James 5:15-16: "And the prayer offered in faith will make the sick person well; the Lord will raise him up....The prayer of a righteous man is powerful and effective."

It is with a humility of heart I cannot begin to describe that I thank you for caring enough for me and my family to cover us in your prayers. And I ask you to continue to do so! I have chemo scheduled again for August 8 and August 22 - assuming my blood counts remain high and healthy. So please pray for this specifically. After August, they will change me to a differnt chemo drug and the schedule will change - hopefully to every third Friday.

Paige created a prayer calendar for me for July and August, and we can mark out in a big red X the days I complete chemo treatments. But the verse for the coming week is a great verse for all of us this week:

Zephaniah 3:17: "The Lord your God is with you, he is mighty to save. He will take great delight in you, he will quiet you with His love, he will rejoice over you with singing."

Let's remember to take time this week to be still and quiet in His presence and simply allow Him to love and rejoice over us, because He loves us so very much.

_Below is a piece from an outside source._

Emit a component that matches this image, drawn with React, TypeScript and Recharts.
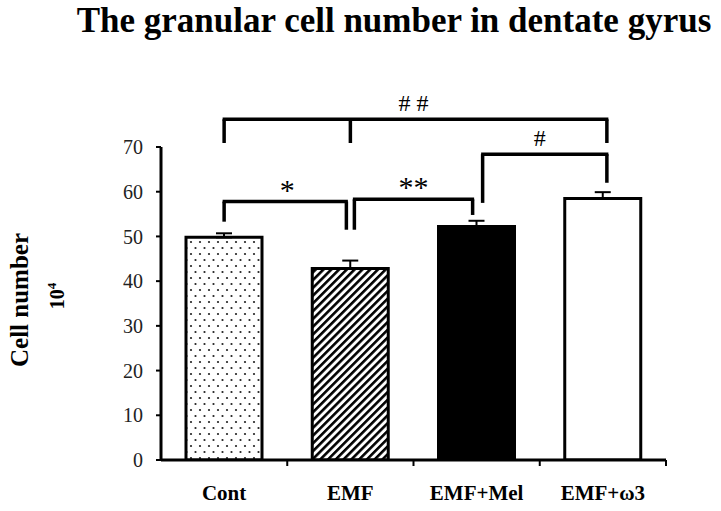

Just like I love each of YOU so very much. God is GOOD...All the time. And all the time...God is GOOD.

4 comments:

Unknown said...

Mrs. Patton. Thank you so much for sharing your experiences with all of us. You are such an inspiration! Please know that you and your family are in our prayers and that we will be praying you through all of this. We love you!!
Andrew and Elizabeth Gore

Mike and Suzi :) said...

We are sooo happy to hear that you are doing well! Your positive attitude is an inspiration! What a blessing to have so many loving friends and family members. We are definitely praying for you!

About the Abels said...

Valerie - I will never forget walking into a NEW Sunday School class at Fellowship when I was so young...you and Keith made me feel like a little princess. My parents and I think so highly of your whole family! Congrats on the marriage of Paige! My family (I now have a wonderful husband and 2 Beautiful (I'm not predjudiced) children) will add you to our prayer list! We always miss seeing you because we are first service folks :) I know God will carry you through all of this with all of the grace that you always display!

Vickie said...

Hi, Valerie,

Remember me - Vickie Wilson? Well, it's Osborn now and I'm living in thriving Ben Wheeler TX, where I absolutely love it. God is so good to us, isn't he?

We lost my mother in law two weeks ago to cancer, but God has shown his love and support to us in so many ways, especially through our little church here in Ben Wheeler. Church folks are the absolute best!

You are on my prayer list. Keep that beautiful smile going!